Let’s see if Zuck can make a serious face.
More pouty than serious. But what if he does the opposite of a laughing face?
That’s more like it.
It doesn’t stop there. In the previous section we saw what happens when you give prompts of people and compound prompts. What, you may ask, does the AI think is the opposite of a person?
In the Goku example above, Zuck got larger, darker hair, more pale skin, and a chonky neck. What happens if you do the inverse?
His hair is smaller and blonde, his skin is more tan, and he barely has a neck at all.
What if you make Zuck the opposite of a robot? Does he become human?
He becomes Pedro Pascal apparently.
Video AI Algorithms
A fun feature I added to the notebook is the ability to make videos, by generating frames from zero alpha to the target alpha and rendering them using ffmpeg. Through that, we can see these wonderful transformations occur at a disturbingly smooth 60fps!
Animations are cool to fully illustrate how the AI can cheat, such as with the flared nostrils example above.
Or you can opt for pure chaos and do one of the more complex transformations. 👁👄👁
TikTok will have a lot of fun with this!
Ethics and Biases
Let’s address the elephant in the room: is it ethical to edit photos with AI like this?

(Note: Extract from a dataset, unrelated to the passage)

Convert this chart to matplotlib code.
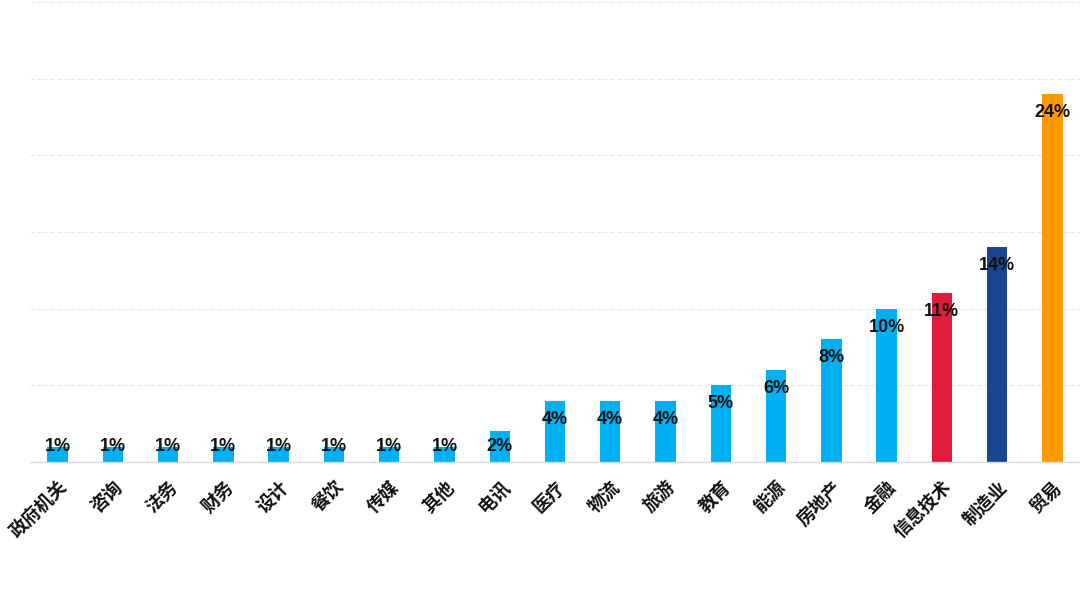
import numpy as np
from matplotlib import pyplot as plt

plt.rcParams['font.family'] = ['Noto Sans CJK SC', 'DejaVu Sans']

hangye = ['政府机关', '咨询', '法务', '财务', '设计', '餐饮', '传媒', '其他', '电讯',
          '医疗', '物流', '旅游', '教育', '能源', '房地产', '金融', '信息技术', '制造业', '贸易']
wartosci = [1, 1, 1, 1, 1, 1, 1, 1, 2, 4, 4, 4, 5, 6, 8, 10, 11, 14, 24]
kolory = ['#00b0f0'] * 16 + ['#e11b3a', '#17478e', '#ff9900']

indexy = np.arange(len(hangye))

fig = plt.figure(figsize=(10.8, 6.06), dpi=100)
ax = fig.add_axes([30 / 1080, 144 / 606, 1050 / 1080, 460 / 606])

ax.bar(indexy, wartosci, width=0.37, color=kolory, zorder=2)

# etykiety w srodku slupka, przy gorze
for x, v in zip(indexy, wartosci):
    ax.text(x, max(v - 1.2, 1.0), f'{v}%', ha='center', va='center', fontsize=13,
            fontweight='bold', family='Liberation Sans', color='#111111', zorder=3)

ax.set_xlim(-0.5, len(hangye) - 0.5)
ax.set_ylim(0, 30)
ax.set_yticks([5, 10, 15, 20, 25, 30])
ax.yaxis.grid(True, linestyle=(0, (4, 2)), color='#e6e6e6', linewidth=0.8, zorder=0)
ax.set_yticklabels([])
ax.tick_params(axis='y', length=0)
ax.tick_params(axis='x', length=0, pad=11)
ax.set_xticks(indexy)
ax.set_xticklabels(hangye, rotation=45, ha='right', rotation_mode='anchor',
                   fontsize=13, fontweight='bold', color='#111111')

for s in ['top', 'right', 'left']:
    ax.spines[s].set_visible(False)
ax.spines['bottom'].set_color('#d9d9d9')
ax.spines['bottom'].set_linewidth(1)

fig.savefig('out.png', dpi=100)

My take is that StyleCLIP is no different than what Adobe Photoshop has done for decades. Unlike deepfakes, these by construction are constrained to human portraits and can’t be used in other contexts to mislead or cause deception. Turning Mark Zuckerberg into Elon Musk would not cause a worldwide panic. FaceApp, which does a similar tyle of image editing, was released years ago and still tops the App Store charts without causing democracy to implode. That said, I recommend only using StyleCLIP on public figures.
In my testing, there is definitely an issue of model bias, both within StyleGAN and within CLIP. A famous example of gender bias in AI is a propensity to assign gender to gender neutral terms, such as
He is a soldier. She is a teacher. Let’s try both for Zuck.
Unfortunately it still holds true.
It is surprisingly easy to get the model to perform racist/sexist/ageist transformations without much prodding. Inputting
face with white skin -> face with black skin does what you think it would do. Making similar transformations based on race/sex/age do indeed work, and I am deliberately not demoing them. If you do experiment around these biases, I recommend careful consideration with posting the outputs.
The Future of AI Image Editing
StyleCLIP is a fun demo on the potential of AI-based image editing. Although not the most pragmatic way to edit portraits, it’s fun to see just how well (or how poorly) it can adapt to certain prompts.
Even though everything noted in this blog post is open-sourced, don’t think about trying to sell StyleCLIP as a product: StyleGAN2 (which in the end is responsible for generating the image) and its variants were released under non-commerical licenses. But it wouldn’t surprise me if someone uses the techniques noted in the papers to create their own, more efficient StyleCLIP with a bespoke efficient GAN to create an entire new industry.